April 25, 2025

At the New Reform Club, Seth Barrett Tillman: Extract from: Declaration of Professor Seth Barrett Tillman [on Behalf of Plaintiff Dinner Table Action], Dinner Table Action v. Schneider, Civ. A. No. 1:24-cv-00430-KFW (D. Me. Apr. 23, 2025).  From the methodological discussion:

We might . . . ask: Do the anti-corruption concerns of the Framers and ratifiers, apart from constitutional text, supply a free-standing interpretive principle through which we could understand the Constitution? I believe the answer to this question is “no.” Where there is genuine ambiguity in a constitutional provision, a fair-minded interpreter who is aiming to determine a clause’s original public meaning can look to purpose, background assumptions, and policy concerns (such as limiting corruption) to determine the meaning and scope of a provision’s text. But where there is no genuine ambiguity, the agreed text should control. Likewise, a fair-minded interpreter should not look to Framers’ and ratifiers’ purposes, background assumptions, and policy concerns to generate interpretive principles abstracted from constitutional text. Why? First, no one agreed to purpose, background assumptions, and policy concerns.

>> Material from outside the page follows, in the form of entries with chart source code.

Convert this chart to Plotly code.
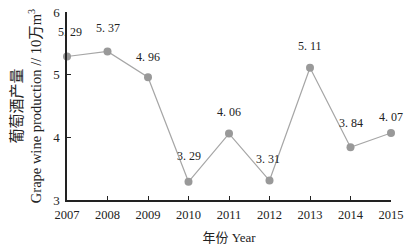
import plotly.graph_objects as go

years = [2007, 2008, 2009, 2010, 2011, 2012, 2013, 2014, 2015]
production = [5.29, 5.37, 4.96, 3.29, 4.06, 3.31, 5.11, 3.84, 4.07]
y_ticks = [3, 4, 5, 6]
x_title = "年份 Year"
y_title = ("<span style='font-size:15px'>葡萄酒产量</span><br>"
           "Grape wine production // 10万m<sup>3</sup>")

# label offsets (pixels) relative to each point
label_dx = [3, 0, 0, 0, 0, -2, 0, 0, 0]
label_dy = [24, 23, 20, 26, 22, 22, 22, 24, 16]

serif = "Liberation Serif, DejaVu Serif, serif"
mixed = "Liberation Serif, Noto Sans CJK SC"

fig = go.Figure()
fig.add_trace(go.Scatter(
    x=years, y=production, mode="lines+markers",
    line=dict(color="#a6a6a6", width=1.2),
    marker=dict(color="#999999", size=8),
    cliponaxis=False, showlegend=False,
))

for x, y, dx, dy in zip(years, production, label_dx, label_dy):
    fig.add_annotation(
        x=x, y=y, text=f"{y:.2f}".replace(".", ". "), showarrow=False,
        xshift=dx, yshift=dy, font=dict(family=serif, size=12, color="#222"),
    )

fig.update_layout(
    width=412, height=250,
    margin=dict(l=67, r=21, t=12, b=50),
    plot_bgcolor="white", paper_bgcolor="white",
    font=dict(family=serif, size=12, color="#222"),
)
fig.update_xaxes(
    range=[2007, 2015], tickvals=years, ticktext=[str(y) for y in years],
    showgrid=False, zeroline=False, showline=True, linecolor="#222", linewidth=1.5,
    ticks="inside", ticklen=4, tickcolor="#222", automargin=False,
    ticklabelstandoff=2, tickfont=dict(size=12.5),
    title=dict(text=x_title, standoff=12, font=dict(family=mixed, size=13)),
)
fig.update_yaxes(
    range=[3, 6], tickvals=y_ticks,
    showgrid=False, zeroline=False, showline=True, linecolor="#222", linewidth=1.5,
    ticks="inside", ticklen=4, tickcolor="#222", tickfont=dict(size=13),
    automargin=False, ticklabelstandoff=3,
    title=dict(text=y_title, standoff=8, font=dict(family=mixed, size=14.5)),
)

fig.write_html("out.html")
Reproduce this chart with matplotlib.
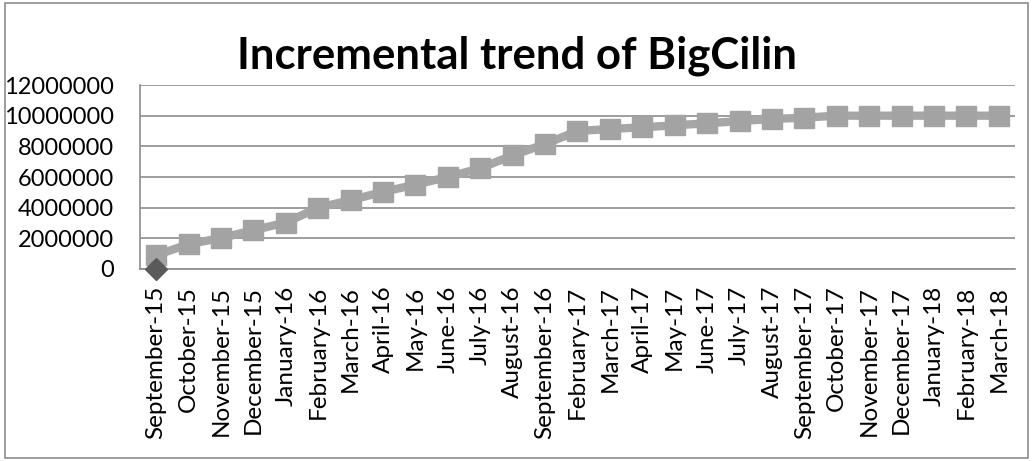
import numpy as np
import matplotlib.pyplot as plt
from matplotlib.patches import Rectangle

months = ['September-15', 'October-15', 'November-15', 'December-15', 'January-16',
          'February-16', 'March-16', 'April-16', 'May-16', 'June-16', 'July-16',
          'August-16', 'September-16', 'February-17', 'March-17', 'April-17', 'May-17',
          'June-17', 'July-17', 'August-17', 'September-17', 'October-17', 'November-17',
          'December-17', 'January-18', 'February-18', 'March-18']
users = [900000, 1620000, 2020000, 2530000, 3030000, 4000000, 4490000, 5030000,
         5500000, 6000000, 6570000, 7410000, 8150000, 9000000, 9130000, 9240000,
         9370000, 9500000, 9650000, 9780000, 9870000, 10000000, 10000000, 10000000,
         10000000, 10000000, 10000000]
start = [0]

plt.rcParams['font.family'] = ['Lato', 'DejaVu Sans']

fig = plt.figure(figsize=(10.34, 4.61), dpi=100)
ax = fig.add_axes([0.1354, 0.4165, 0.8462, 0.3991])

x = np.arange(len(months))
ax.plot(x, users, color='#a6a6a6', lw=6, marker='s', markersize=14,
        markerfacecolor='#a3a3a3', markeredgecolor='#a3a3a3', zorder=3)
ax.plot(x[:len(start)], start, linestyle='none', marker='D', markersize=11,
        color='#5a5a5a', zorder=4, clip_on=False)

ax.set_xlim(-0.5, len(months) - 0.5)
ax.set_ylim(0, 12000000)
ax.set_yticks(range(0, 12000001, 2000000))
ax.set_yticklabels([str(v) for v in range(0, 12000001, 2000000)], fontsize=17)
ax.set_xticks(x)
ax.set_xticklabels(months, rotation=90, fontsize=17.5)
ax.tick_params(axis='y', length=0, pad=19)
ax.tick_params(axis='x', length=0, pad=12)
ax.grid(axis='y', color='#8c8c8c', lw=1.2)
ax.set_axisbelow(True)
for s in ['top', 'right']:
    ax.spines[s].set_visible(False)
ax.spines['left'].set_color('#8c8c8c')
ax.spines['bottom'].set_color('#8c8c8c')
ax.spines['left'].set_linewidth(1.2)
ax.spines['bottom'].set_linewidth(1.2)

fig.text(0.5, 0.878, 'Incremental trend of BigCilin', ha='center', va='center',
         fontsize=31.5, fontweight='bold')
fig.patches.append(Rectangle((0.005, 0.007), 0.989, 0.986, transform=fig.transFigure,
                             fill=False, edgecolor='#8c8c8c', lw=1.2))

fig.savefig('out.png', dpi=100)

What was agreed to was the Constitution’s text. The Constitution nowhere uses the language of “corruption.” Thus, our injecting “corruption” into the interpretive process risks displacing other purposes, background assumptions, and policy concerns which were in play in 1787–1788. Second, we should not confuse a widely shared policy concern (e.g., limiting corruption) with widespread agreement as to what that policy entails. I do not doubt that every member of the Constitutional Convention sought to limit corruption. Corruption-discourse was widespread in the 18th century, at the Constitutional Convention, and in public debate on the Constitution during 1787–1788. But a shared use of corruption-related language in political debate does not mean that the participants in that debate had any widely shared understanding of what corruption was, or what policies would effectively limit corruption, or what level of corruption (if any) should be risked to facilitate accomplishing other important and widely shared policy goals. It is precisely because such questions are, in my view, unanswerable that our understanding of the law of the Constitution should be tethered to constitutional text. Finally, “corruption” is an amorphous term, as is “virtue” or the “common good.” In my opinion, the idea that specific substantial legal issues should be decided by reference to such amorphous terms, abstracted from constitutional text, is fundamentally unsound.